Demuéstrame que estoy equivocado

Marino Beriguete

 “Demuéstrame que estoy equivocado.” Así empezaba Charlie Kirk sus debates, con esa arrogancia lúcida que no busca el aplauso fácil, sino la confrontación de ideas. Yo quisiera apropiarme de esa misma frase, lanzarla desde esta parte del Caribe, desde esta media isla, aunque signifique recibir una bala dialéctica que me derrumbe. Porque nada vale más que decir lo que uno piensa, aunque lo contradigan, aunque lo tilden de ingenuo o de insolente.

Hablemos sin rodeos: la corrupción está rodeando a este gobierno como rodeó a los anteriores. El poder, en nuestro país, parece tener un imán natural para la trampa, el soborno, el reparto. Lo mismo en el transporte que en la educación, lo mismo en obras públicas que en el sector eléctrico, en la justicia o en las compras del Estado. La tentación está ahí, a la mano, y demasiados han caído en ella.
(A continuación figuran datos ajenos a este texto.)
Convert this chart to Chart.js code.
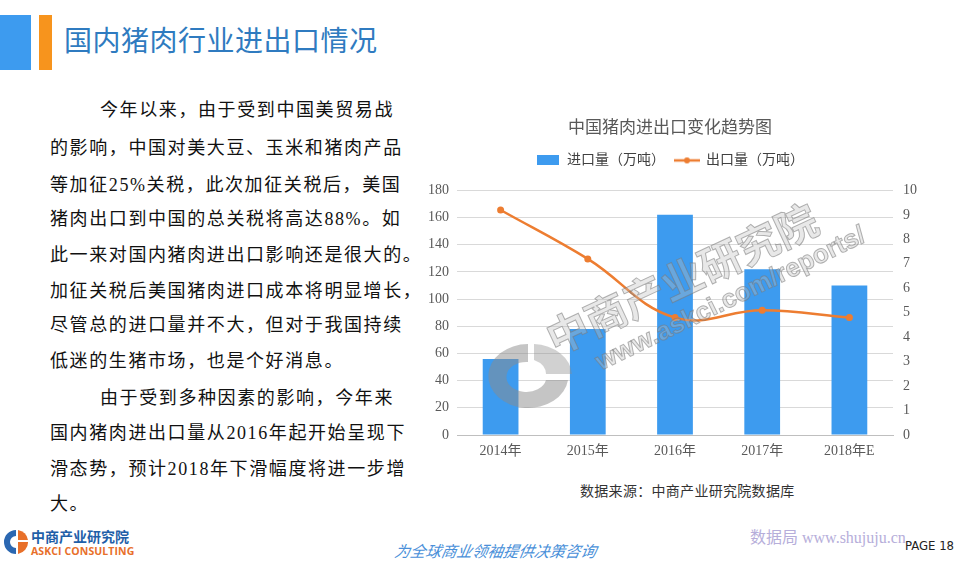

Y, sin embargo —aquí quiero detenerme— no todos son iguales. Lo repito porque la frase ha sido desgastada por la propaganda: no todos son iguales. Conozco opositores que ejercieron el poder con decencia. Sé de funcionarios actuales, jóvenes y con una convicción limpia de ser servidores públicos y cumplen con su deber sin robar un peso. Decir que todos son ladrones es rendirse al cinismo, y el cinismo es el mejor aliado de la corrupción.

Presidente Abinader, la tarea que usted tiene por delante no es pequeña: debe demostrar que este país puede ser gobernado con reglas claras, con justicia imparcial, sin pactos de impunidad ni silencios cómplices. Usted no debe guiarse por rumores ni por los linchamientos de las redes sociales. Pero tampoco puede cerrar los ojos cuando existen pruebas concretas de robo al Estado. Si alguien metió las manos, sea de ayer o de hoy, mándelo a la cárcel. No hay otra salida.

No permita que la amistad, la cercanía política o la conveniencia lo aten de manos. Ningún amigo suyo merece más protección que la que merece el Estado dominicano. Sea inflexible con los corruptos, sean del color que sean, y generoso con los honestos, aunque no sean de su partido. Solo así el servicio público dejará de ser visto como un botín y recuperará el sentido que debería tener: servir.

Porque la sociedad está harta. No solo de la corrupción pública, también de la privada. El empresario que evade impuestos, el funcionario que pide comisiones, el juez que vende sentencias: todos ellos desangran al país tanto como el político que roba desde un ministerio. Y la gente lo sabe, lo comenta, lo arrastra en conversaciones de esquina y en susurros de oficina. El desencanto es profundo.

Por eso, presidente, le propongo esta utopía modesta: que llegue el día en que un decreto presidencial no sea sinónimo de sospecha, en que nadie diga automáticamente: “Ahí va otro ladrón”. Que los funcionarios honestos reciban apoyo, que los deshonestos reciban cárcel. Que el servicio público deje de ser caricatura y recupere dignidad.

Lo digo con la misma convicción con que lo decía Kirk en sus debates: díganme que estoy equivocado.

Díganme que la corrupción no es la sombra inevitable que acompaña a todo gobierno. Díganme que aún hay hombres y mujeres capaces de servir sin servirse. Demuéstrenme que este país puede ser distinto.

Si alguien me lo demuestra, créanme: seré el primero en alegrarme de estar equivocado.